▶ [Given material]:
■ ■ ■ ■ ■

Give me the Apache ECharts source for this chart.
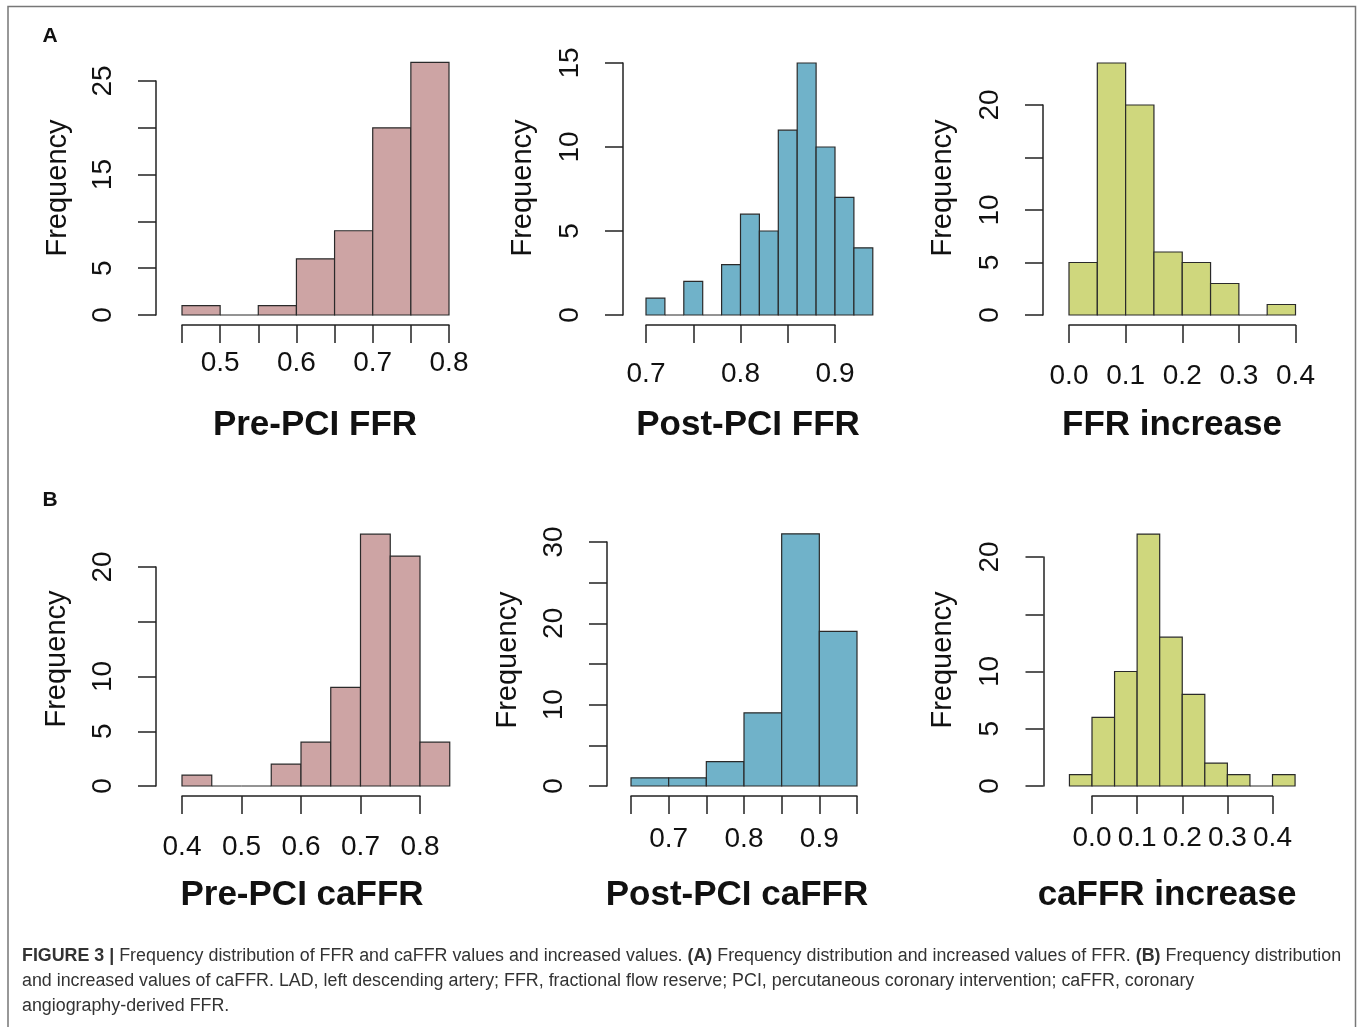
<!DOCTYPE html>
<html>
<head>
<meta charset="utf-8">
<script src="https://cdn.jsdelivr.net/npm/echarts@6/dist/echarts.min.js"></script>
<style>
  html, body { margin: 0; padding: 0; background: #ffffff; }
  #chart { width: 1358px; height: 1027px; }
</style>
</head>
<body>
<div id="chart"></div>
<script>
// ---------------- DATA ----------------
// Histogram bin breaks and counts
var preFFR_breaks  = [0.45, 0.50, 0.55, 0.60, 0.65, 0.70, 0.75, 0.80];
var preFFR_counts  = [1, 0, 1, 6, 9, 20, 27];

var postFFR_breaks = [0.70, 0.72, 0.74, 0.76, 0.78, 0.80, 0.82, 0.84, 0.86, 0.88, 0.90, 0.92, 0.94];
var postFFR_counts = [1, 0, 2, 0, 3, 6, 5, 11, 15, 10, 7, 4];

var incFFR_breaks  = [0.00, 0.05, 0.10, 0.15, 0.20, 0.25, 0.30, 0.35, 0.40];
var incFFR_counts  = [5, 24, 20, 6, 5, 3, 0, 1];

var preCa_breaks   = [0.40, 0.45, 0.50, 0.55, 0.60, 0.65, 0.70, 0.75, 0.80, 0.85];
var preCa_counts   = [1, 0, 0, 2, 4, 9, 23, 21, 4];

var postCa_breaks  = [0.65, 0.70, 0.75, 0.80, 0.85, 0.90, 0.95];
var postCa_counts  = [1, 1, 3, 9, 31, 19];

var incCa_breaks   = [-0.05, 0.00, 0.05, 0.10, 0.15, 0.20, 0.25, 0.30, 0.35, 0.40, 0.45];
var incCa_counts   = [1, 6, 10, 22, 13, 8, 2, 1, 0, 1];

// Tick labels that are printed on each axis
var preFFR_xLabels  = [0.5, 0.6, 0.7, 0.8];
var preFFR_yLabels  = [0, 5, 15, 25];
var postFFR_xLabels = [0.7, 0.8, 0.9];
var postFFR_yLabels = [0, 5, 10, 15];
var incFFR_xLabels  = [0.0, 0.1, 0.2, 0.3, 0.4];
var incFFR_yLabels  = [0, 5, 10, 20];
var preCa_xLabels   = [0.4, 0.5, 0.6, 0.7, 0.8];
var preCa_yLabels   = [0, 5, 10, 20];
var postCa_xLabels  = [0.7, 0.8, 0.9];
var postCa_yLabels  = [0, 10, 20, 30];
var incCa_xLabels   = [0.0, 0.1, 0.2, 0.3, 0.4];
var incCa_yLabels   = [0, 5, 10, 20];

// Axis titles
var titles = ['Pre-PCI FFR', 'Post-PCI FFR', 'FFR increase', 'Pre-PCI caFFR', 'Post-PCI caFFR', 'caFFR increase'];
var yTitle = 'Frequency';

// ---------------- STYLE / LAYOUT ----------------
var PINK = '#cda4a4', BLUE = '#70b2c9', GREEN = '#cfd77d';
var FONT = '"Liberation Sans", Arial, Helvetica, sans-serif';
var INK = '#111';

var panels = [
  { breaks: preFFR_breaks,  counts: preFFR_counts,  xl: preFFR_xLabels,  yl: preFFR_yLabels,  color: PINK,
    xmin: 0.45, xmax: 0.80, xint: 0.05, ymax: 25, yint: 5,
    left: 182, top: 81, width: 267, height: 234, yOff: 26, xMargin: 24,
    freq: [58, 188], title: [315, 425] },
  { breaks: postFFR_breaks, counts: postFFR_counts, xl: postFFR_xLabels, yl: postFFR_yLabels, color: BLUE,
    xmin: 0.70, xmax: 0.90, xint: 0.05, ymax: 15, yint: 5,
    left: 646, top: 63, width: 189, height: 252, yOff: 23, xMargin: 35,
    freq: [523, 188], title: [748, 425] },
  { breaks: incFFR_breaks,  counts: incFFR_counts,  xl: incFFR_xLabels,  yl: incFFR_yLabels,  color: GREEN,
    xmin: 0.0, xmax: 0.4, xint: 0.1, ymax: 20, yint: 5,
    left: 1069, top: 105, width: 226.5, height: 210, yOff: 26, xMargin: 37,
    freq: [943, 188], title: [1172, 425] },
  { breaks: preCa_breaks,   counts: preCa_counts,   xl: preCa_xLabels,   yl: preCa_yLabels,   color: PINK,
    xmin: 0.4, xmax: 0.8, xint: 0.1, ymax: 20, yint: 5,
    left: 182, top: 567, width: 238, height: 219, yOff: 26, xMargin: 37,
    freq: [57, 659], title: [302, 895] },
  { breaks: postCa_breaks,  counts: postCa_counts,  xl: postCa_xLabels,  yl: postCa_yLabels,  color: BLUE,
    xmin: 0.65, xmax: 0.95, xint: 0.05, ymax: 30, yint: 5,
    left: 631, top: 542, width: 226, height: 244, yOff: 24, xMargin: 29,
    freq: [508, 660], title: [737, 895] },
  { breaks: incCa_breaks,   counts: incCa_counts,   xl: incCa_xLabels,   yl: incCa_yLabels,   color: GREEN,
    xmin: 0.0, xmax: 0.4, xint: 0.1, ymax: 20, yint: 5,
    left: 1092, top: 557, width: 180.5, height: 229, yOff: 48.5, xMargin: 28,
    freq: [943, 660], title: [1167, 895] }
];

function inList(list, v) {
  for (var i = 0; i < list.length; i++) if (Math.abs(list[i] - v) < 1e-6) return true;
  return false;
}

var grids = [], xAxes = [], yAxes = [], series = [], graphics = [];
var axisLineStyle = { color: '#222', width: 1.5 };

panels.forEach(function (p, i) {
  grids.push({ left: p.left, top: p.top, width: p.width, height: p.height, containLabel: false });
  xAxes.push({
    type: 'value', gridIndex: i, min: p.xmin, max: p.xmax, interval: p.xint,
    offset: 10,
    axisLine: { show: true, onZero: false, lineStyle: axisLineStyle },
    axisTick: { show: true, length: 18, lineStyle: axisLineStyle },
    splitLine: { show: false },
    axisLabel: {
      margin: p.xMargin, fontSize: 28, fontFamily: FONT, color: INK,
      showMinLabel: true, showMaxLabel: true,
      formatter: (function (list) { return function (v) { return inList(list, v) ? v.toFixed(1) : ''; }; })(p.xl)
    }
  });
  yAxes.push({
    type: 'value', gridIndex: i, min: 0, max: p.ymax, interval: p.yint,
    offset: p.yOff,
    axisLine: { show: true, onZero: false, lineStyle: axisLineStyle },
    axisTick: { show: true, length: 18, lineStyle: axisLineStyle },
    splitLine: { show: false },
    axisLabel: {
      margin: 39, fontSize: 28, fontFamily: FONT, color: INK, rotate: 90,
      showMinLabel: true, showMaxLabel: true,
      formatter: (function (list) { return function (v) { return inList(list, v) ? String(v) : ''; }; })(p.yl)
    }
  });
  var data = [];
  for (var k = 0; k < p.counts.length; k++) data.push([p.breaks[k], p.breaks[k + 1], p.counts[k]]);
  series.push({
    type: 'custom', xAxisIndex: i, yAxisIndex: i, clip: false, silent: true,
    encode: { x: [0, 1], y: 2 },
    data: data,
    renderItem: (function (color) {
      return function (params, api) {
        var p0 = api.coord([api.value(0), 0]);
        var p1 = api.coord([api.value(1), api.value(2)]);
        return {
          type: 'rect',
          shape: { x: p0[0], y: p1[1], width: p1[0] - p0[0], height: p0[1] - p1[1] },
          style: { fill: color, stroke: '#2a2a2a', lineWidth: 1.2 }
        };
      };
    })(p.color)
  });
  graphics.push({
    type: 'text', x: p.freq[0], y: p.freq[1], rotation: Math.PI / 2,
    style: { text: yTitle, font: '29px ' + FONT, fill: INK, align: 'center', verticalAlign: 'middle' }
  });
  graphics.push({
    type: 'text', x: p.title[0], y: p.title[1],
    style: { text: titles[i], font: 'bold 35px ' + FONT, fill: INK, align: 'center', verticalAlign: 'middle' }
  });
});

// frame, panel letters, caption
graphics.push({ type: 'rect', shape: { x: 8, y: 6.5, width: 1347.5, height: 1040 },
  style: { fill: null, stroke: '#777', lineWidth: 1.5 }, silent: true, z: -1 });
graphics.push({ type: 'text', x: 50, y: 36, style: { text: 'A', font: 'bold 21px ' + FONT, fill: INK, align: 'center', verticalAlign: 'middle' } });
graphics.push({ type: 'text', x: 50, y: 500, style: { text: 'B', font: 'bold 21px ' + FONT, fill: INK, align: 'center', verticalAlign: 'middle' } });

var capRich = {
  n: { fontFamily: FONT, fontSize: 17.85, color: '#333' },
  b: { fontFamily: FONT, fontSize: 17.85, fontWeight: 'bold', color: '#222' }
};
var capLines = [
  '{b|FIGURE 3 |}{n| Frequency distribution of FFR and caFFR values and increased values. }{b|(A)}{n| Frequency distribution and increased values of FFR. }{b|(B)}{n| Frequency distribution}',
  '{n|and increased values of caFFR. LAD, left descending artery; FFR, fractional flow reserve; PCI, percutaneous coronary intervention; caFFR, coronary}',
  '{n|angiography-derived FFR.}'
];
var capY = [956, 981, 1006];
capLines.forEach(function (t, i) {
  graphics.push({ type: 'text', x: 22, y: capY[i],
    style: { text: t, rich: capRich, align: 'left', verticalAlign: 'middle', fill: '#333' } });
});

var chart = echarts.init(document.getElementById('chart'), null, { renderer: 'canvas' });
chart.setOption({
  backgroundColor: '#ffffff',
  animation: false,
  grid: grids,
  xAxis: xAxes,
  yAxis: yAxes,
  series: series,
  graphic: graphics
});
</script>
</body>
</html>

■ ■ ■ ■ ■

▶ [Job]:
Repeat only the lines from the beginning of the material through the line containing "8, 2, 1, 0, 1];", both ends kept, leaving pictures out.

▶ [Written solution]:
Give me the Apache ECharts source for this chart.
<!DOCTYPE html>
<html>
<head>
<meta charset="utf-8">
<script src="https://cdn.jsdelivr.net/npm/echarts@6/dist/echarts.min.js"></script>
<style>
  html, body { margin: 0; padding: 0; background: #ffffff; }
  #chart { width: 1358px; height: 1027px; }
</style>
</head>
<body>
<div id="chart"></div>
<script>
// ---------------- DATA ----------------
// Histogram bin breaks and counts
var preFFR_breaks  = [0.45, 0.50, 0.55, 0.60, 0.65, 0.70, 0.75, 0.80];
var preFFR_counts  = [1, 0, 1, 6, 9, 20, 27];

var postFFR_breaks = [0.70, 0.72, 0.74, 0.76, 0.78, 0.80, 0.82, 0.84, 0.86, 0.88, 0.90, 0.92, 0.94];
var postFFR_counts = [1, 0, 2, 0, 3, 6, 5, 11, 15, 10, 7, 4];

var incFFR_breaks  = [0.00, 0.05, 0.10, 0.15, 0.20, 0.25, 0.30, 0.35, 0.40];
var incFFR_counts  = [5, 24, 20, 6, 5, 3, 0, 1];

var preCa_breaks   = [0.40, 0.45, 0.50, 0.55, 0.60, 0.65, 0.70, 0.75, 0.80, 0.85];
var preCa_counts   = [1, 0, 0, 2, 4, 9, 23, 21, 4];

var postCa_breaks  = [0.65, 0.70, 0.75, 0.80, 0.85, 0.90, 0.95];
var postCa_counts  = [1, 1, 3, 9, 31, 19];

var incCa_breaks   = [-0.05, 0.00, 0.05, 0.10, 0.15, 0.20, 0.25, 0.30, 0.35, 0.40, 0.45];
var incCa_counts   = [1, 6, 10, 22, 13, 8, 2, 1, 0, 1];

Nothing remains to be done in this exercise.